#### [Stated exercise]
Pictures do not belong in the copy. Return all of the entries exactly.

#### [Supplied records]
----
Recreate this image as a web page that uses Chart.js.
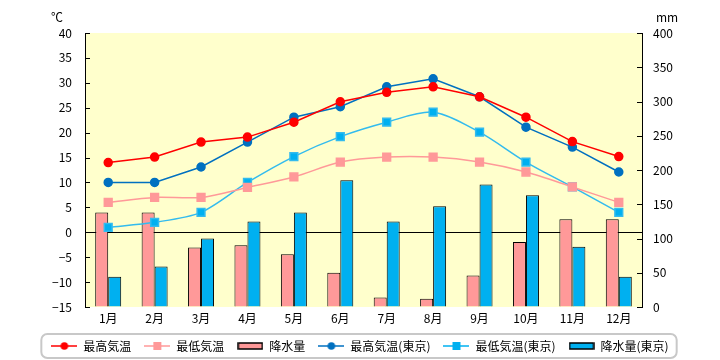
<!DOCTYPE html>
<html>
<head>
<meta charset="utf-8">
<script src="https://cdn.jsdelivr.net/npm/chart.js@4"></script>
<style>
  html, body { margin: 0; padding: 0; background: #fff; }
  #wrap { width: 720px; height: 360px; }
</style>
</head>
<body>
<div id="wrap"><canvas id="climate"></canvas></div>
<script>
const months = ['1月', '2月', '3月', '4月', '5月', '6月', '7月', '8月', '9月', '10月', '11月', '12月'];

// 気温 (℃)
const maxTemp = [14, 15.1, 18.1, 19.1, 22.1, 26.2, 28.1, 29.2, 27.2, 23.1, 18.2, 15.2];
const minTemp = [6, 7, 7, 9, 11.1, 14.1, 15.1, 15.1, 14.1, 12.1, 9.1, 6];
const maxTempTokyo = [10, 10, 13.1, 18.1, 23.1, 25.2, 29.2, 30.8, 27.2, 21.1, 17.1, 12.1];
const minTempTokyo = [1, 2, 4, 10, 15.2, 19.2, 22.1, 24.1, 20.1, 14.1, 9.1, 4];

// 降水量 (mm)
const rain = [138, 138, 87, 90, 77, 50, 14, 12, 46, 95, 128, 128];
const rainTokyo = [44, 59, 100, 125, 138, 185, 125, 147, 179, 163, 88, 44];

const font = { family: '"Noto Sans CJK JP", sans-serif', size: 12 };

// small legend icons: line with marker, or a bar box
function lineIcon(color, shape) {
  const c = document.createElement('canvas');
  c.width = 26; c.height = 12;
  const g = c.getContext('2d');
  g.strokeStyle = color; g.lineWidth = 1.5;
  g.beginPath(); g.moveTo(0, 6); g.lineTo(26, 6); g.stroke();
  g.fillStyle = color;
  if (shape === 'circle') {
    g.beginPath(); g.arc(13, 6, 3.8, 0, Math.PI * 2); g.fill();
  } else {
    g.fillRect(9, 2, 8, 8);
  }
  return c;
}
function barIcon(color) {
  const c = document.createElement('canvas');
  c.width = 26; c.height = 12;
  const g = c.getContext('2d');
  g.fillStyle = color;
  g.fillRect(1, 3, 24, 6);
  g.strokeStyle = '#000'; g.lineWidth = 1.5;
  g.strokeRect(1, 3, 24, 6);
  return c;
}

const bgPlugin = {
  id: 'bg',
  beforeDraw(chart) {
    const { ctx, chartArea: a } = chart;
    ctx.save();
    ctx.fillStyle = '#ffffcc';
    ctx.fillRect(a.left, a.top, a.right - a.left, a.bottom - a.top);
    ctx.restore();
  },
  afterDraw(chart) {
    const ctx = chart.ctx;
    ctx.save();
    // inner tick marks
    ctx.strokeStyle = '#000';
    ctx.lineWidth = 1;
    ['y', 'y1'].forEach(id => {
      const s = chart.scales[id];
      const x = id === 'y' ? s.right : s.left;
      const dir = id === 'y' ? 1 : -1;
      s.ticks.forEach(t => {
        const py = Math.round(s.getPixelForValue(t.value)) + 0.5;
        ctx.beginPath(); ctx.moveTo(x, py); ctx.lineTo(x + dir * 5, py); ctx.stroke();
      });
    });
    // unit labels
    ctx.fillStyle = '#000';
    ctx.font = '12px "Noto Sans CJK JP", sans-serif';
    ctx.textAlign = 'center';
    ctx.textBaseline = 'middle';
    ctx.fillText('℃', 57, 17);
    ctx.fillText('mm', 667, 17);
    // legend frame
    const lg = chart.legend;
    if (lg && lg.legendHitBoxes && lg.legendHitBoxes.length) {
      const hb = lg.legendHitBoxes;
      const l = Math.min(...hb.map(h => h.left)) - 10;
      const r = Math.max(...hb.map(h => h.left + h.width)) + 8;
      const t = hb[0].top - 6, b = hb[0].top + hb[0].height + 6;
      ctx.strokeStyle = '#c8c8c8';
      ctx.lineWidth = 2;
      ctx.beginPath();
      ctx.roundRect(l, t, r - l, b - t, 6);
      ctx.stroke();
    }
    ctx.restore();
  }
};

const ctx = document.getElementById('climate');

new Chart(ctx, {
  data: {
    labels: months,
    datasets: [
      { type: 'line', label: '最高気温', data: maxTemp, yAxisID: 'y', order: 0,
        borderColor: '#ff0000', backgroundColor: '#ff0000', borderWidth: 1.5,
        pointStyle: 'circle', pointRadius: 4, tension: 0,
        icon: lineIcon('#ff0000', 'circle') },
      { type: 'line', label: '最低気温', data: minTemp, yAxisID: 'y', order: 0,
        borderColor: '#ff9999', backgroundColor: '#ff9999', borderWidth: 1.5,
        pointStyle: 'rect', pointRadius: 5.5, tension: 0.3,
        icon: lineIcon('#ff9999', 'rect') },
      { type: 'bar', label: '降水量', data: rain, yAxisID: 'y1', order: 1,
        backgroundColor: '#ff9999', borderColor: '#000', borderWidth: 1,
        categoryPercentage: 0.56, barPercentage: 1,
        icon: barIcon('#ff9999') },
      { type: 'line', label: '最高気温(東京)', data: maxTempTokyo, yAxisID: 'y', order: 0,
        borderColor: '#0070c0', backgroundColor: '#0070c0', borderWidth: 1.5,
        pointStyle: 'circle', pointRadius: 4, tension: 0,
        icon: lineIcon('#0070c0', 'circle') },
      { type: 'line', label: '最低気温(東京)', data: minTempTokyo, yAxisID: 'y', order: 0,
        borderColor: '#33bbee', backgroundColor: '#00b0f0', borderWidth: 1.5,
        pointStyle: 'rect', pointRadius: 5.5, tension: 0.3,
        icon: lineIcon('#00b0f0', 'rect') },
      { type: 'bar', label: '降水量(東京)', data: rainTokyo, yAxisID: 'y1', order: 1,
        backgroundColor: '#00b0f0', borderColor: '#000', borderWidth: 1,
        categoryPercentage: 0.56, barPercentage: 1,
        icon: barIcon('#00b0f0') }
    ]
  },
  options: {
    responsive: true,
    maintainAspectRatio: false,
    animation: false,
    layout: { padding: { top: 33, left: 0, right: 0, bottom: -2 } },
    plugins: {
      tooltip: { enabled: false },
      legend: {
        position: 'bottom',
        labels: {
          font: font,
          color: '#000',
          usePointStyle: true,
          pointStyleWidth: 26,
          boxHeight: 12,
          padding: 13,
          generateLabels(chart) {
            return chart.data.datasets.map((ds, i) => ({
              text: ds.label,
              pointStyle: ds.icon,
              fillStyle: 'transparent',
              strokeStyle: 'transparent',
              lineWidth: 0,
              fontColor: '#000',
              datasetIndex: i,
              hidden: false
            }));
          }
        }
      }
    },
    scales: {
      x: {
        grid: { display: false, drawTicks: false },
        border: { display: false },
        ticks: { font: font, color: '#000', padding: 4, maxRotation: 0 },
        afterFit(s) { s.height = 20; }
      },
      y: {
        position: 'left',
        min: -15, max: 40,
        ticks: {
          stepSize: 5, font: font, color: '#000', padding: 13,
          callback: v => (v < 0 ? '−' + Math.abs(v) : String(v))
        },
        grid: {
          drawTicks: false,
          color: c => (c.tick && c.tick.value === 0 ? '#000' : 'rgba(0,0,0,0)'),
          lineWidth: 1
        },
        border: { display: true, color: '#000', width: 1 },
        afterFit(s) { s.width = 85; }
      },
      y1: {
        position: 'right',
        min: 0, max: 400,
        ticks: { stepSize: 50, font: font, color: '#000', padding: 11 },
        grid: { drawTicks: false, drawOnChartArea: false },
        border: { display: true, color: '#000', width: 1 },
        afterFit(s) { s.width = 78; }
      }
    }
  },
  plugins: [bgPlugin]
});
</script>
</body>
</html>
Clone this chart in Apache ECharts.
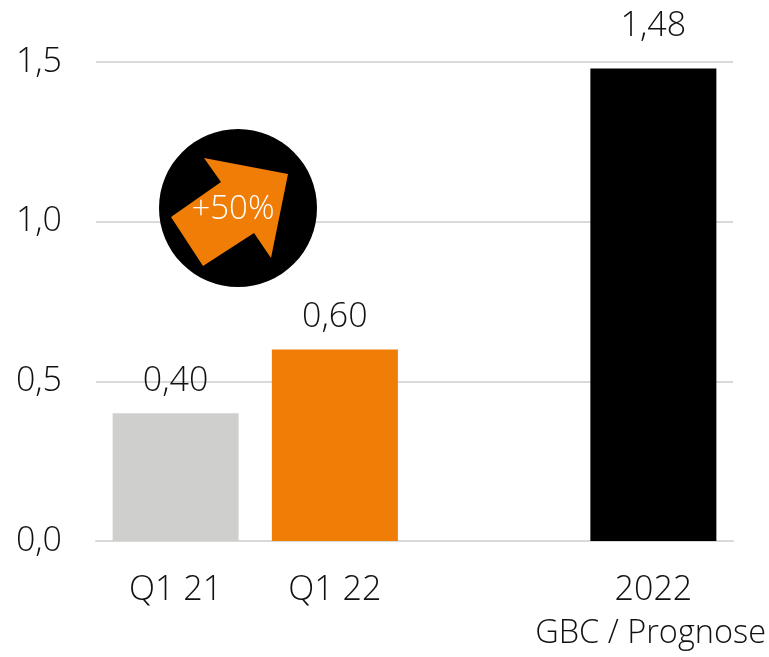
----
#### [Exercise response]
Recreate this image as a web page that uses Chart.js.
<!DOCTYPE html>
<html>
<head>
<meta charset="utf-8">
<script src="https://cdn.jsdelivr.net/npm/chart.js@4"></script>
<style>
  html, body { margin: 0; padding: 0; background: #fff; }
  #wrap { width: 720px; height: 360px; }
</style>
</head>
<body>
<div id="wrap"><canvas id="climate"></canvas></div>
<script>
const months = ['1月', '2月', '3月', '4月', '5月', '6月', '7月', '8月', '9月', '10月', '11月', '12月'];

// 気温 (℃)
const maxTemp = [14, 15.1, 18.1, 19.1, 22.1, 26.2, 28.1, 29.2, 27.2, 23.1, 18.2, 15.2];
const minTemp = [6, 7, 7, 9, 11.1, 14.1, 15.1, 15.1, 14.1, 12.1, 9.1, 6];
const maxTempTokyo = [10, 10, 13.1, 18.1, 23.1, 25.2, 29.2, 30.8, 27.2, 21.1, 17.1, 12.1];
const minTempTokyo = [1, 2, 4, 10, 15.2, 19.2, 22.1, 24.1, 20.1, 14.1, 9.1, 4];

// 降水量 (mm)
const rain = [138, 138, 87, 90, 77, 50, 14, 12, 46, 95, 128, 128];
const rainTokyo = [44, 59, 100, 125, 138, 185, 125, 147, 179, 163, 88, 44];

const font = { family: '"Noto Sans CJK JP", sans-serif', size: 12 };

// small legend icons: line with marker, or a bar box
function lineIcon(color, shape) {
  const c = document.createElement('canvas');
  c.width = 26; c.height = 12;
  const g = c.getContext('2d');
  g.strokeStyle = color; g.lineWidth = 1.5;
  g.beginPath(); g.moveTo(0, 6); g.lineTo(26, 6); g.stroke();
  g.fillStyle = color;
  if (shape === 'circle') {
    g.beginPath(); g.arc(13, 6, 3.8, 0, Math.PI * 2); g.fill();
  } else {
    g.fillRect(9, 2, 8, 8);
  }
  return c;
}
function barIcon(color) {
  const c = document.createElement('canvas');
  c.width = 26; c.height = 12;
  const g = c.getContext('2d');
  g.fillStyle = color;
  g.fillRect(1, 3, 24, 6);
  g.strokeStyle = '#000'; g.lineWidth = 1.5;
  g.strokeRect(1, 3, 24, 6);
  return c;
}

const bgPlugin = {
  id: 'bg',
  beforeDraw(chart) {
    const { ctx, chartArea: a } = chart;
    ctx.save();
    ctx.fillStyle = '#ffffcc';
    ctx.fillRect(a.left, a.top, a.right - a.left, a.bottom - a.top);
    ctx.restore();
  },
  afterDraw(chart) {
    const ctx = chart.ctx;
    ctx.save();
    // inner tick marks
    ctx.strokeStyle = '#000';
    ctx.lineWidth = 1;
    ['y', 'y1'].forEach(id => {
      const s = chart.scales[id];
      const x = id === 'y' ? s.right : s.left;
      const dir = id === 'y' ? 1 : -1;
      s.ticks.forEach(t => {
        const py = Math.round(s.getPixelForValue(t.value)) + 0.5;
        ctx.beginPath(); ctx.moveTo(x, py); ctx.lineTo(x + dir * 5, py); ctx.stroke();
      });
    });
    // unit labels
    ctx.fillStyle = '#000';
    ctx.font = '12px "Noto Sans CJK JP", sans-serif';
    ctx.textAlign = 'center';
    ctx.textBaseline = 'middle';
    ctx.fillText('℃', 57, 17);
    ctx.fillText('mm', 667, 17);
    // legend frame
    const lg = chart.legend;
    if (lg && lg.legendHitBoxes && lg.legendHitBoxes.length) {
      const hb = lg.legendHitBoxes;
      const l = Math.min(...hb.map(h => h.left)) - 10;
      const r = Math.max(...hb.map(h => h.left + h.width)) + 8;
      const t = hb[0].top - 6, b = hb[0].top + hb[0].height + 6;
      ctx.strokeStyle = '#c8c8c8';
      ctx.lineWidth = 2;
      ctx.beginPath();
      ctx.roundRect(l, t, r - l, b - t, 6);
      ctx.stroke();
    }
    ctx.restore();
  }
};

const ctx = document.getElementById('climate');

new Chart(ctx, {
  data: {
    labels: months,
    datasets: [
      { type: 'line', label: '最高気温', data: maxTemp, yAxisID: 'y', order: 0,
        borderColor: '#ff0000', backgroundColor: '#ff0000', borderWidth: 1.5,
        pointStyle: 'circle', pointRadius: 4, tension: 0,
        icon: lineIcon('#ff0000', 'circle') },
      { type: 'line', label: '最低気温', data: minTemp, yAxisID: 'y', order: 0,
        borderColor: '#ff9999', backgroundColor: '#ff9999', borderWidth: 1.5,
        pointStyle: 'rect', pointRadius: 5.5, tension: 0.3,
        icon: lineIcon('#ff9999', 'rect') },
      { type: 'bar', label: '降水量', data: rain, yAxisID: 'y1', order: 1,
        backgroundColor: '#ff9999', borderColor: '#000', borderWidth: 1,
        categoryPercentage: 0.56, barPercentage: 1,
        icon: barIcon('#ff9999') },
      { type: 'line', label: '最高気温(東京)', data: maxTempTokyo, yAxisID: 'y', order: 0,
        borderColor: '#0070c0', backgroundColor: '#0070c0', borderWidth: 1.5,
        pointStyle: 'circle', pointRadius: 4, tension: 0,
        icon: lineIcon('#0070c0', 'circle') },
      { type: 'line', label: '最低気温(東京)', data: minTempTokyo, yAxisID: 'y', order: 0,
        borderColor: '#33bbee', backgroundColor: '#00b0f0', borderWidth: 1.5,
        pointStyle: 'rect', pointRadius: 5.5, tension: 0.3,
        icon: lineIcon('#00b0f0', 'rect') },
      { type: 'bar', label: '降水量(東京)', data: rainTokyo, yAxisID: 'y1', order: 1,
        backgroundColor: '#00b0f0', borderColor: '#000', borderWidth: 1,
        categoryPercentage: 0.56, barPercentage: 1,
        icon: barIcon('#00b0f0') }
    ]
  },
  options: {
    responsive: true,
    maintainAspectRatio: false,
    animation: false,
    layout: { padding: { top: 33, left: 0, right: 0, bottom: -2 } },
    plugins: {
      tooltip: { enabled: false },
      legend: {
        position: 'bottom',
        labels: {
          font: font,
          color: '#000',
          usePointStyle: true,
          pointStyleWidth: 26,
          boxHeight: 12,
          padding: 13,
          generateLabels(chart) {
            return chart.data.datasets.map((ds, i) => ({
              text: ds.label,
              pointStyle: ds.icon,
              fillStyle: 'transparent',
              strokeStyle: 'transparent',
              lineWidth: 0,
              fontColor: '#000',
              datasetIndex: i,
              hidden: false
            }));
          }
        }
      }
    },
    scales: {
      x: {
        grid: { display: false, drawTicks: false },
        border: { display: false },
        ticks: { font: font, color: '#000', padding: 4, maxRotation: 0 },
        afterFit(s) { s.height = 20; }
      },
      y: {
        position: 'left',
        min: -15, max: 40,
        ticks: {
          stepSize: 5, font: font, color: '#000', padding: 13,
          callback: v => (v < 0 ? '−' + Math.abs(v) : String(v))
        },
        grid: {
          drawTicks: false,
          color: c => (c.tick && c.tick.value === 0 ? '#000' : 'rgba(0,0,0,0)'),
          lineWidth: 1
        },
        border: { display: true, color: '#000', width: 1 },
        afterFit(s) { s.width = 85; }
      },
      y1: {
        position: 'right',
        min: 0, max: 400,
        ticks: { stepSize: 50, font: font, color: '#000', padding: 11 },
        grid: { drawTicks: false, drawOnChartArea: false },
        border: { display: true, color: '#000', width: 1 },
        afterFit(s) { s.width = 78; }
      }
    }
  },
  plugins: [bgPlugin]
});
</script>
</body>
</html>
Clone this chart in Apache ECharts.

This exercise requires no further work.